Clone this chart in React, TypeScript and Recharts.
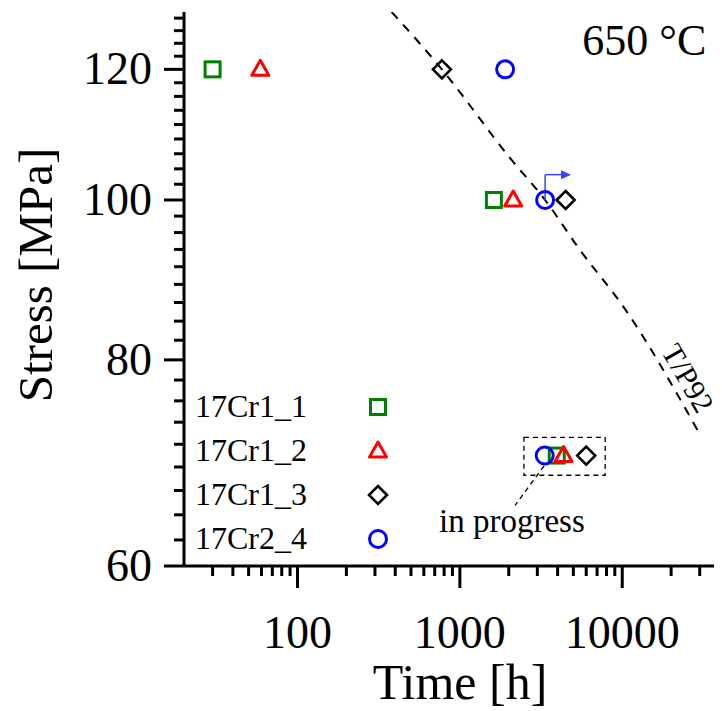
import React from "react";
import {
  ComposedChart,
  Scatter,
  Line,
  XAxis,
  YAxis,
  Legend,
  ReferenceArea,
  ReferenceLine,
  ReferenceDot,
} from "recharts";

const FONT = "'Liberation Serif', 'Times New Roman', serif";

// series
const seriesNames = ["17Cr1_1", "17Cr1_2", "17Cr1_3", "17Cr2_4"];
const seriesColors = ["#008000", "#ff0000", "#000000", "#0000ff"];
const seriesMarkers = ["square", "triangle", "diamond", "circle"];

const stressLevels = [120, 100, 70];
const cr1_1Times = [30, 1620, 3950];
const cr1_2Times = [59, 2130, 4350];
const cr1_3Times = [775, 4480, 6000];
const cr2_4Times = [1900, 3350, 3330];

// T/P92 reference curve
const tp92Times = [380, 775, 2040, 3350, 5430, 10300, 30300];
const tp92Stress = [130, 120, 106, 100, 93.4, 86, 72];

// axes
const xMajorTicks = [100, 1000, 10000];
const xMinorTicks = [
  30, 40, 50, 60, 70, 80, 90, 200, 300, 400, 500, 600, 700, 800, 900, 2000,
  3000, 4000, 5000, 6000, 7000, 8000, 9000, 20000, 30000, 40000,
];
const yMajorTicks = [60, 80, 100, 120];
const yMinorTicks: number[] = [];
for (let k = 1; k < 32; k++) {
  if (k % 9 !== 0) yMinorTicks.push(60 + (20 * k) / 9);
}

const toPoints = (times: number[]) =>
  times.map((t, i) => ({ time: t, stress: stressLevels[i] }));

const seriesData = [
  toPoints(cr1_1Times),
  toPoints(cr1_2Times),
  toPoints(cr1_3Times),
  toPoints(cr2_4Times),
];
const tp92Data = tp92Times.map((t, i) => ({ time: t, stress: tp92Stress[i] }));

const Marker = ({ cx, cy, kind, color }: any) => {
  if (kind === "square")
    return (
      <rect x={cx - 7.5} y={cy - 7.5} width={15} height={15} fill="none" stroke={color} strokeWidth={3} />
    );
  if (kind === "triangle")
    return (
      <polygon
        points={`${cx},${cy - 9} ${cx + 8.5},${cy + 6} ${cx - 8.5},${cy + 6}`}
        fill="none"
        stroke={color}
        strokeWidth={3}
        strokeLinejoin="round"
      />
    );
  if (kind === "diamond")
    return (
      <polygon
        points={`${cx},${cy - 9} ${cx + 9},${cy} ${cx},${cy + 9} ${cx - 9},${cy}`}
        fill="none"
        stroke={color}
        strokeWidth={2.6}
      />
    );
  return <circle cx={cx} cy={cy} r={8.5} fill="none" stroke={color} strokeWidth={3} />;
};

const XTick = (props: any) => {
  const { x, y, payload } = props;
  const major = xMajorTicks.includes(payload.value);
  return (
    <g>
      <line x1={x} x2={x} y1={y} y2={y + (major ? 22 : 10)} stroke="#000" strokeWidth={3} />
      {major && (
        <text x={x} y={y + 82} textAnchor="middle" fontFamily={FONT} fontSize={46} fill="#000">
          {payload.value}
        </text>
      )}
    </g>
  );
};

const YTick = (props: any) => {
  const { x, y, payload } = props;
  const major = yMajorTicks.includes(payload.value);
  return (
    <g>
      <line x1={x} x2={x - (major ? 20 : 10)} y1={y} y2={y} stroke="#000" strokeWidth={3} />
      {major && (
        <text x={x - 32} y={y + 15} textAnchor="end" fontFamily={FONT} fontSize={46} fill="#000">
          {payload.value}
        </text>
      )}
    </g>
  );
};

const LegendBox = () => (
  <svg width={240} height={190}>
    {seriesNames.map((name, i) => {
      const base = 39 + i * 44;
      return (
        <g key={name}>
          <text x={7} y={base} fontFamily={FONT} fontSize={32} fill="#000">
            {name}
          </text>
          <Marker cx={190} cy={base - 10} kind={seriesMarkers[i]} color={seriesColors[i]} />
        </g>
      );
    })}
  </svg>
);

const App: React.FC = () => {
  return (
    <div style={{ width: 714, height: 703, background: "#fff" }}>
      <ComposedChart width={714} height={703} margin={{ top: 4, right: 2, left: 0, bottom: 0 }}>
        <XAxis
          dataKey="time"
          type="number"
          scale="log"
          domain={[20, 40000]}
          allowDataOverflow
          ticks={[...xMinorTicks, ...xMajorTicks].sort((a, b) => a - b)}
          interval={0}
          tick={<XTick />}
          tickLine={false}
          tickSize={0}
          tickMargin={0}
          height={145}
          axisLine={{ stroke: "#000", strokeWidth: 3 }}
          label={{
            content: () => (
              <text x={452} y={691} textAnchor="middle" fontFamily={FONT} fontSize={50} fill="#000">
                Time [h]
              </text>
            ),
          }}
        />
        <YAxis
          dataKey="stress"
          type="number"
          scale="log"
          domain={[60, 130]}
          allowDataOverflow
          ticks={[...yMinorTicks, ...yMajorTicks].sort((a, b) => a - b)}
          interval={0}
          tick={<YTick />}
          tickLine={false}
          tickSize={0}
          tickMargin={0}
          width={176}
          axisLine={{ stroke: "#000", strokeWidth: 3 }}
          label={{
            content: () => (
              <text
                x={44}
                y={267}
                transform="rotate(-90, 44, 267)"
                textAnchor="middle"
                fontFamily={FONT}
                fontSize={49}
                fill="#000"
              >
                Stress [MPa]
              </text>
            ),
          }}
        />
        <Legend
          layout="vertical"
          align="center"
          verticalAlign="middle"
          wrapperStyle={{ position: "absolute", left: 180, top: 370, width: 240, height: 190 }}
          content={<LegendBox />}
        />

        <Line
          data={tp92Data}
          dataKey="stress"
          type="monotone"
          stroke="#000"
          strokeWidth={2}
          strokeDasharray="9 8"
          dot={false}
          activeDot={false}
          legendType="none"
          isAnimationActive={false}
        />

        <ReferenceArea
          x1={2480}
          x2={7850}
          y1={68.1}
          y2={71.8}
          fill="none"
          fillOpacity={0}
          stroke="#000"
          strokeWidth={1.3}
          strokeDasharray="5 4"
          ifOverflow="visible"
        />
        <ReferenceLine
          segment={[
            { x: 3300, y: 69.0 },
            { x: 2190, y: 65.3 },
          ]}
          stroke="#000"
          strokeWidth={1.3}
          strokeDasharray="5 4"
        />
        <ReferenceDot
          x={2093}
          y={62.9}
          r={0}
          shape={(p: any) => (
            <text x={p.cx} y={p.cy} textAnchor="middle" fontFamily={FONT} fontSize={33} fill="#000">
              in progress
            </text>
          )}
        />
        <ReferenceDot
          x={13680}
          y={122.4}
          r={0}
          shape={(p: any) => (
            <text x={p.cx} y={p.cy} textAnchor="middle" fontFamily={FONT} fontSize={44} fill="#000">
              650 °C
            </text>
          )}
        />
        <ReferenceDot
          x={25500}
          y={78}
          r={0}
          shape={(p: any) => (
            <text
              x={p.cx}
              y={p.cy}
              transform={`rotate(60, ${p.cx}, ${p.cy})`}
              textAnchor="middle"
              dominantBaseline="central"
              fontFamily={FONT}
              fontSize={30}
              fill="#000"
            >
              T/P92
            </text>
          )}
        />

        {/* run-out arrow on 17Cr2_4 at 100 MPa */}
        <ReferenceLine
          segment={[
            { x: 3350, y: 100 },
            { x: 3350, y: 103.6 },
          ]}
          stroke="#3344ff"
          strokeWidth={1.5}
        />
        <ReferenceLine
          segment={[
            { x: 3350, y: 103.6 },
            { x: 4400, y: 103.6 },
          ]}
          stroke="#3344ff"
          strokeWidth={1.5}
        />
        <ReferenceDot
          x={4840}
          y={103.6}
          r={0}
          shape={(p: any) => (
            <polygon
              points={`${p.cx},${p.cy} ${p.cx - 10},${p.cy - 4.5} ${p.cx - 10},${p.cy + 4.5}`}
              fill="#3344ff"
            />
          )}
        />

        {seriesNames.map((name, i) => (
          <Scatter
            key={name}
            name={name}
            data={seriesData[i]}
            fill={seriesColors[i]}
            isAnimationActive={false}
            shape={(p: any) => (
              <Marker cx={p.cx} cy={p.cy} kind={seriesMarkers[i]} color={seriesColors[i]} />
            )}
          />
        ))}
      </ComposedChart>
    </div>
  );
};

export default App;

..........

→ **Set exercise**
Every line from the top of the material above through the line with "Serif', 'Times New" should be duplicated exactly, please; leave out the pictures.

→ **Result of the exercise**
Clone this chart in React, TypeScript and Recharts.
import React from "react";
import {
  ComposedChart,
  Scatter,
  Line,
  XAxis,
  YAxis,
  Legend,
  ReferenceArea,
  ReferenceLine,
  ReferenceDot,
} from "recharts";

const FONT = "'Liberation Serif', 'Times New Roman', serif";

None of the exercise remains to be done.